═════ STORED DATA

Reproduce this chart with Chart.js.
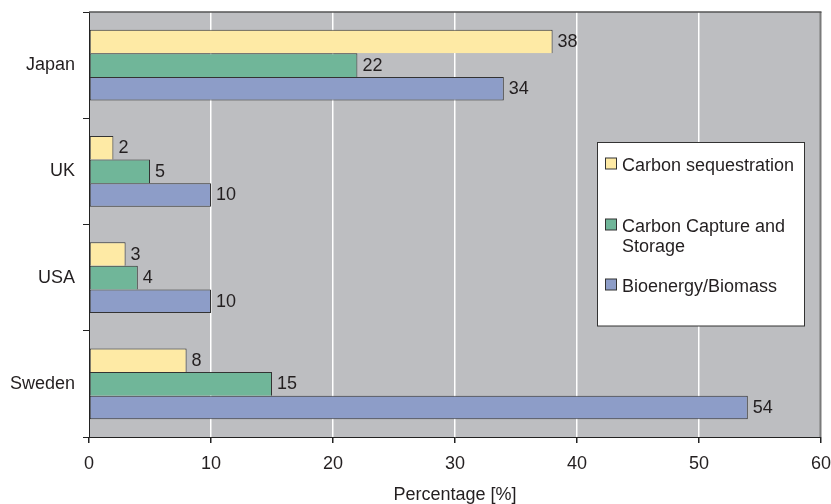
<!DOCTYPE html>
<html>
<head>
<meta charset="utf-8">
<script src="https://cdn.jsdelivr.net/npm/chart.js@4"></script>
<style>
  html, body { margin: 0; padding: 0; background: #ffffff; }
  #wrap { width: 831px; height: 504px; }
</style>
</head>
<body>
<div id="wrap"><canvas id="chart" width="831" height="504"></canvas></div>
<script>
// Countries (one band each, top to bottom)
const countries = ['Japan', 'UK', 'USA', 'Sweden'];

// Series names; a nested list is a name shown on several lines
const seriesNames = ['Carbon sequestration', ['Carbon Capture and', 'Storage'], 'Bioenergy/Biomass'];

// Percentages per country
const carbonSequestration = [38, 2, 3, 8];
const carbonCaptureStorage = [22, 5, 4, 15];
const bioenergyBiomass = [34, 10, 10, 54];

// Value axis ticks
const percentTicks = [0, 10, 20, 30, 40, 50, 60];

const FONT = '"Liberation Sans", Arial, Helvetica, sans-serif';
const TEXT = '#231f20';
const seriesColors = ['#feeaa5', '#70b699', '#8d9dc8'];

// Grey plot area plus the darker top and right frame lines
const plotFrame = {
  id: 'plotFrame',
  beforeDraw(chart) {
    const { ctx, chartArea: a } = chart;
    ctx.save();
    ctx.fillStyle = '#bdbec1';
    ctx.fillRect(a.left, a.top, a.right - a.left, a.bottom - a.top);
    ctx.restore();
  },
  afterDraw(chart) {
    const { ctx, chartArea: a } = chart;
    ctx.save();
    ctx.strokeStyle = '#7a7a7a';
    ctx.lineWidth = 2;
    ctx.beginPath();
    ctx.moveTo(a.right - 0.5, a.top);
    ctx.lineTo(a.right - 0.5, a.bottom);
    ctx.stroke();
    ctx.strokeStyle = '#555555';
    ctx.lineWidth = 1.5;
    ctx.beginPath();
    ctx.moveTo(a.left, a.top);
    ctx.lineTo(a.right + 0.5, a.top);
    ctx.stroke();
    ctx.restore();
  }
};

// Value written just past the end of every bar
const valueLabels = {
  id: 'valueLabels',
  afterDatasetsDraw(chart) {
    const { ctx } = chart;
    ctx.save();
    ctx.font = '18px ' + FONT;
    ctx.fillStyle = TEXT;
    ctx.textAlign = 'left';
    ctx.textBaseline = 'middle';
    chart.data.datasets.forEach((ds, i) => {
      chart.getDatasetMeta(i).data.forEach((bar, j) => {
        ctx.fillText(String(ds.data[j]), bar.x + 5, bar.y + 0.5);
      });
    });
    ctx.restore();
  }
};

// Boxed legend inside the plot area
const legendBox = {
  id: 'legendBox',
  afterDraw(chart) {
    const { ctx } = chart;
    const box = { x: 597.5, y: 142.5, w: 207, h: 183.5 };
    const baselines = [170.5, 231.5, 291.5];
    const lineGap = 20;
    ctx.save();
    ctx.fillStyle = '#ffffff';
    ctx.fillRect(box.x, box.y, box.w, box.h);
    ctx.strokeStyle = '#333333';
    ctx.lineWidth = 1;
    ctx.strokeRect(box.x, box.y, box.w, box.h);
    ctx.font = '18px ' + FONT;
    ctx.textAlign = 'left';
    ctx.textBaseline = 'alphabetic';
    chart.data.datasets.forEach((ds, i) => {
      const base = baselines[i];
      ctx.fillStyle = ds.backgroundColor;
      ctx.fillRect(605.5, base - 12.5, 11, 11);
      ctx.strokeStyle = '#333333';
      ctx.strokeRect(605.5, base - 12.5, 11, 11);
      ctx.fillStyle = TEXT;
      const lines = Array.isArray(seriesNames[i]) ? seriesNames[i] : [seriesNames[i]];
      lines.forEach((t, k) => ctx.fillText(t, 622, base + k * lineGap));
    });
    ctx.restore();
  }
};

const seriesData = [carbonSequestration, carbonCaptureStorage, bioenergyBiomass];

new Chart(document.getElementById('chart'), {
  type: 'bar',
  data: {
    labels: countries,
    datasets: seriesData.map((values, i) => ({
      label: Array.isArray(seriesNames[i]) ? seriesNames[i].join(' ') : seriesNames[i],
      data: values,
      backgroundColor: seriesColors[i],
      borderColor: '#333333',
      borderWidth: 1,
      borderSkipped: i === seriesData.length - 1 ? false : 'bottom',
      categoryPercentage: 0.665,
      barPercentage: 1.0
    }))
  },
  options: {
    indexAxis: 'y',
    responsive: false,
    animation: false,
    events: [],
    layout: { padding: { top: 12, right: 10, bottom: 0, left: 0 } },
    plugins: {
      legend: { display: false },
      tooltip: { enabled: false }
    },
    scales: {
      x: {
        type: 'linear',
        min: 0,
        max: 60,
        afterBuildTicks(scale) {
          scale.ticks = percentTicks.map(v => ({ value: v }));
        },
        ticks: {
          color: TEXT,
          font: { family: FONT, size: 18 },
          padding: 10,
          maxRotation: 0,
          autoSkip: false
        },
        grid: {
          color: ctx => (ctx.tick && ctx.tick.value === 0) ? 'rgba(0,0,0,0)' : '#ffffff',
          lineWidth: 1.5,
          tickColor: '#222222',
          tickLength: 6
        },
        border: { color: '#222222', width: 1 },
        title: {
          display: true,
          text: 'Percentage [%]',
          color: TEXT,
          font: { family: FONT, size: 18, lineHeight: 1 },
          padding: { top: 0, bottom: 0 }
        },
        afterFit(scale) {
          scale.height = 67;
          scale.paddingLeft = 0;
          scale.paddingRight = 0;
        }
      },
      y: {
        ticks: {
          color: TEXT,
          font: { family: FONT, size: 18 },
          padding: 8
        },
        grid: {
          drawOnChartArea: false,
          offset: true,
          tickColor: '#222222',
          tickLength: 6
        },
        border: { color: '#222222', width: 1 },
        afterFit(scale) {
          scale.width = 89;
          scale.paddingTop = 0;
          scale.paddingBottom = 0;
        }
      }
    }
  },
  plugins: [plotFrame, valueLabels, legendBox]
});
</script>
</body>
</html>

══════════

• **GIVEN TASK**
Send back the data above word for word, with the pictures left out.

• **ANSWER FOR THIS EXERCISE**
Reproduce this chart with Chart.js.
<!DOCTYPE html>
<html>
<head>
<meta charset="utf-8">
<script src="https://cdn.jsdelivr.net/npm/chart.js@4"></script>
<style>
  html, body { margin: 0; padding: 0; background: #ffffff; }
  #wrap { width: 831px; height: 504px; }
</style>
</head>
<body>
<div id="wrap"><canvas id="chart" width="831" height="504"></canvas></div>
<script>
// Countries (one band each, top to bottom)
const countries = ['Japan', 'UK', 'USA', 'Sweden'];

// Series names; a nested list is a name shown on several lines
const seriesNames = ['Carbon sequestration', ['Carbon Capture and', 'Storage'], 'Bioenergy/Biomass'];

// Percentages per country
const carbonSequestration = [38, 2, 3, 8];
const carbonCaptureStorage = [22, 5, 4, 15];
const bioenergyBiomass = [34, 10, 10, 54];

// Value axis ticks
const percentTicks = [0, 10, 20, 30, 40, 50, 60];

const FONT = '"Liberation Sans", Arial, Helvetica, sans-serif';
const TEXT = '#231f20';
const seriesColors = ['#feeaa5', '#70b699', '#8d9dc8'];

// Grey plot area plus the darker top and right frame lines
const plotFrame = {
  id: 'plotFrame',
  beforeDraw(chart) {
    const { ctx, chartArea: a } = chart;
    ctx.save();
    ctx.fillStyle = '#bdbec1';
    ctx.fillRect(a.left, a.top, a.right - a.left, a.bottom - a.top);
    ctx.restore();
  },
  afterDraw(chart) {
    const { ctx, chartArea: a } = chart;
    ctx.save();
    ctx.strokeStyle = '#7a7a7a';
    ctx.lineWidth = 2;
    ctx.beginPath();
    ctx.moveTo(a.right - 0.5, a.top);
    ctx.lineTo(a.right - 0.5, a.bottom);
    ctx.stroke();
    ctx.strokeStyle = '#555555';
    ctx.lineWidth = 1.5;
    ctx.beginPath();
    ctx.moveTo(a.left, a.top);
    ctx.lineTo(a.right + 0.5, a.top);
    ctx.stroke();
    ctx.restore();
  }
};

// Value written just past the end of every bar
const valueLabels = {
  id: 'valueLabels',
  afterDatasetsDraw(chart) {
    const { ctx } = chart;
    ctx.save();
    ctx.font = '18px ' + FONT;
    ctx.fillStyle = TEXT;
    ctx.textAlign = 'left';
    ctx.textBaseline = 'middle';
    chart.data.datasets.forEach((ds, i) => {
      chart.getDatasetMeta(i).data.forEach((bar, j) => {
        ctx.fillText(String(ds.data[j]), bar.x + 5, bar.y + 0.5);
      });
    });
    ctx.restore();
  }
};

// Boxed legend inside the plot area
const legendBox = {
  id: 'legendBox',
  afterDraw(chart) {
    const { ctx } = chart;
    const box = { x: 597.5, y: 142.5, w: 207, h: 183.5 };
    const baselines = [170.5, 231.5, 291.5];
    const lineGap = 20;
    ctx.save();
    ctx.fillStyle = '#ffffff';
    ctx.fillRect(box.x, box.y, box.w, box.h);
    ctx.strokeStyle = '#333333';
    ctx.lineWidth = 1;
    ctx.strokeRect(box.x, box.y, box.w, box.h);
    ctx.font = '18px ' + FONT;
    ctx.textAlign = 'left';
    ctx.textBaseline = 'alphabetic';
    chart.data.datasets.forEach((ds, i) => {
      const base = baselines[i];
      ctx.fillStyle = ds.backgroundColor;
      ctx.fillRect(605.5, base - 12.5, 11, 11);
      ctx.strokeStyle = '#333333';
      ctx.strokeRect(605.5, base - 12.5, 11, 11);
      ctx.fillStyle = TEXT;
      const lines = Array.isArray(seriesNames[i]) ? seriesNames[i] : [seriesNames[i]];
      lines.forEach((t, k) => ctx.fillText(t, 622, base + k * lineGap));
    });
    ctx.restore();
  }
};

const seriesData = [carbonSequestration, carbonCaptureStorage, bioenergyBiomass];

new Chart(document.getElementById('chart'), {
  type: 'bar',
  data: {
    labels: countries,
    datasets: seriesData.map((values, i) => ({
      label: Array.isArray(seriesNames[i]) ? seriesNames[i].join(' ') : seriesNames[i],
      data: values,
      backgroundColor: seriesColors[i],
      borderColor: '#333333',
      borderWidth: 1,
      borderSkipped: i === seriesData.length - 1 ? false : 'bottom',
      categoryPercentage: 0.665,
      barPercentage: 1.0
    }))
  },
  options: {
    indexAxis: 'y',
    responsive: false,
    animation: false,
    events: [],
    layout: { padding: { top: 12, right: 10, bottom: 0, left: 0 } },
    plugins: {
      legend: { display: false },
      tooltip: { enabled: false }
    },
    scales: {
      x: {
        type: 'linear',
        min: 0,
        max: 60,
        afterBuildTicks(scale) {
          scale.ticks = percentTicks.map(v => ({ value: v }));
        },
        ticks: {
          color: TEXT,
          font: { family: FONT, size: 18 },
          padding: 10,
          maxRotation: 0,
          autoSkip: false
        },
        grid: {
          color: ctx => (ctx.tick && ctx.tick.value === 0) ? 'rgba(0,0,0,0)' : '#ffffff',
          lineWidth: 1.5,
          tickColor: '#222222',
          tickLength: 6
        },
        border: { color: '#222222', width: 1 },
        title: {
          display: true,
          text: 'Percentage [%]',
          color: TEXT,
          font: { family: FONT, size: 18, lineHeight: 1 },
          padding: { top: 0, bottom: 0 }
        },
        afterFit(scale) {
          scale.height = 67;
          scale.paddingLeft = 0;
          scale.paddingRight = 0;
        }
      },
      y: {
        ticks: {
          color: TEXT,
          font: { family: FONT, size: 18 },
          padding: 8
        },
        grid: {
          drawOnChartArea: false,
          offset: true,
          tickColor: '#222222',
          tickLength: 6
        },
        border: { color: '#222222', width: 1 },
        afterFit(scale) {
          scale.width = 89;
          scale.paddingTop = 0;
          scale.paddingBottom = 0;
        }
      }
    }
  },
  plugins: [plotFrame, valueLabels, legendBox]
});
</script>
</body>
</html>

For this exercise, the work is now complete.